Source excerpt:
────────────────
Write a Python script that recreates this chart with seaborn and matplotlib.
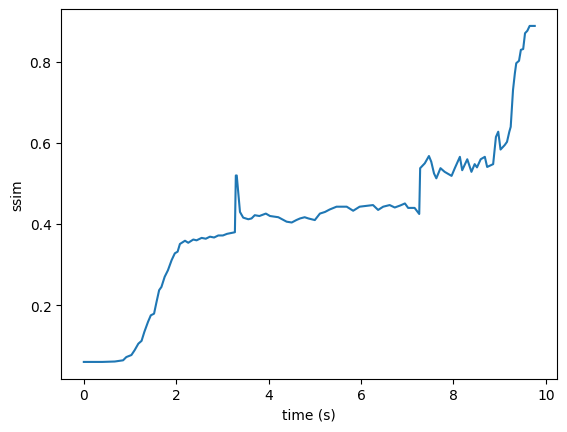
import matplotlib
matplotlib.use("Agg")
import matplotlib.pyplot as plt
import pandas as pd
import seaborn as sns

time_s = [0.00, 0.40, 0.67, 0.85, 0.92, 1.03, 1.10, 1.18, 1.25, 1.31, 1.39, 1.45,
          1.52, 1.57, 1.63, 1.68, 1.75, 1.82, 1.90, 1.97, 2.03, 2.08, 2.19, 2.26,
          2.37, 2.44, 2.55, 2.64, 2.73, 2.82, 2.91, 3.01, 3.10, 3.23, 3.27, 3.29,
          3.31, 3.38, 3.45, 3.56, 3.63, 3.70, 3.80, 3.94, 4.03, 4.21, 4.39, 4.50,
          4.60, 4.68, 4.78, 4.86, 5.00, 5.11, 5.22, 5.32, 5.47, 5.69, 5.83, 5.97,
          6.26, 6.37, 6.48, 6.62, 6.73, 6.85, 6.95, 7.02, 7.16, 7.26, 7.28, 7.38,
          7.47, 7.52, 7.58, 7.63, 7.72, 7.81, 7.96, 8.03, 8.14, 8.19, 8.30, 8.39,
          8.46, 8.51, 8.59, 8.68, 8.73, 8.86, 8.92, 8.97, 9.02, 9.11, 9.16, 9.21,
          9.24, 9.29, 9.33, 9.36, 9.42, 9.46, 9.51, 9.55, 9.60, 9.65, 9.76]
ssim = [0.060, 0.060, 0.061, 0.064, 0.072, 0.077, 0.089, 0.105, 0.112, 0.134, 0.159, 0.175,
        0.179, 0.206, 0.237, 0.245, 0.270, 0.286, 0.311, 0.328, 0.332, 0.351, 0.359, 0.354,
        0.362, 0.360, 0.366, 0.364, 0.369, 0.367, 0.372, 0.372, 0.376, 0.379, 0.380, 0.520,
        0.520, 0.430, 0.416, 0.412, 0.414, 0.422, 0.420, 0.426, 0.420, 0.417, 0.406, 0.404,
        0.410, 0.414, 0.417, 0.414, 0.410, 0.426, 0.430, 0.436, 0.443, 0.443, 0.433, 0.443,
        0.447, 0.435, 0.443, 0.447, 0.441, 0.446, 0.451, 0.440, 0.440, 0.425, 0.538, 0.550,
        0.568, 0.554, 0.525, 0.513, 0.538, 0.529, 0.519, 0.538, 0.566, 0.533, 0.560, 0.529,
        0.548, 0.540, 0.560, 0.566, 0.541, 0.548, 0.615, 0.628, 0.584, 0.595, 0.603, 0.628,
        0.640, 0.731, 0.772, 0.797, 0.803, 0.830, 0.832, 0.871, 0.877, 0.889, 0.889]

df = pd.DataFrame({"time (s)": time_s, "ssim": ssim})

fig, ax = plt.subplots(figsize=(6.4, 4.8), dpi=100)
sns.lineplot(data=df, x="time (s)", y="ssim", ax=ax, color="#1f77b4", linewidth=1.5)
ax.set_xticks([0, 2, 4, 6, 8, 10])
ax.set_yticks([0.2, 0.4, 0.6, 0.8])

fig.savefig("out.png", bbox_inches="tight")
────────────────
Stated goal:
Go through the material above and print all of it exactly, except the pictures.

Result:
Write a Python script that recreates this chart with seaborn and matplotlib.
import matplotlib
matplotlib.use("Agg")
import matplotlib.pyplot as plt
import pandas as pd
import seaborn as sns

time_s = [0.00, 0.40, 0.67, 0.85, 0.92, 1.03, 1.10, 1.18, 1.25, 1.31, 1.39, 1.45,
          1.52, 1.57, 1.63, 1.68, 1.75, 1.82, 1.90, 1.97, 2.03, 2.08, 2.19, 2.26,
          2.37, 2.44, 2.55, 2.64, 2.73, 2.82, 2.91, 3.01, 3.10, 3.23, 3.27, 3.29,
          3.31, 3.38, 3.45, 3.56, 3.63, 3.70, 3.80, 3.94, 4.03, 4.21, 4.39, 4.50,
          4.60, 4.68, 4.78, 4.86, 5.00, 5.11, 5.22, 5.32, 5.47, 5.69, 5.83, 5.97,
          6.26, 6.37, 6.48, 6.62, 6.73, 6.85, 6.95, 7.02, 7.16, 7.26, 7.28, 7.38,
          7.47, 7.52, 7.58, 7.63, 7.72, 7.81, 7.96, 8.03, 8.14, 8.19, 8.30, 8.39,
          8.46, 8.51, 8.59, 8.68, 8.73, 8.86, 8.92, 8.97, 9.02, 9.11, 9.16, 9.21,
          9.24, 9.29, 9.33, 9.36, 9.42, 9.46, 9.51, 9.55, 9.60, 9.65, 9.76]
ssim = [0.060, 0.060, 0.061, 0.064, 0.072, 0.077, 0.089, 0.105, 0.112, 0.134, 0.159, 0.175,
        0.179, 0.206, 0.237, 0.245, 0.270, 0.286, 0.311, 0.328, 0.332, 0.351, 0.359, 0.354,
        0.362, 0.360, 0.366, 0.364, 0.369, 0.367, 0.372, 0.372, 0.376, 0.379, 0.380, 0.520,
        0.520, 0.430, 0.416, 0.412, 0.414, 0.422, 0.420, 0.426, 0.420, 0.417, 0.406, 0.404,
        0.410, 0.414, 0.417, 0.414, 0.410, 0.426, 0.430, 0.436, 0.443, 0.443, 0.433, 0.443,
        0.447, 0.435, 0.443, 0.447, 0.441, 0.446, 0.451, 0.440, 0.440, 0.425, 0.538, 0.550,
        0.568, 0.554, 0.525, 0.513, 0.538, 0.529, 0.519, 0.538, 0.566, 0.533, 0.560, 0.529,
        0.548, 0.540, 0.560, 0.566, 0.541, 0.548, 0.615, 0.628, 0.584, 0.595, 0.603, 0.628,
        0.640, 0.731, 0.772, 0.797, 0.803, 0.830, 0.832, 0.871, 0.877, 0.889, 0.889]

df = pd.DataFrame({"time (s)": time_s, "ssim": ssim})

fig, ax = plt.subplots(figsize=(6.4, 4.8), dpi=100)
sns.lineplot(data=df, x="time (s)", y="ssim", ax=ax, color="#1f77b4", linewidth=1.5)
ax.set_xticks([0, 2, 4, 6, 8, 10])
ax.set_yticks([0.2, 0.4, 0.6, 0.8])

fig.savefig("out.png", bbox_inches="tight")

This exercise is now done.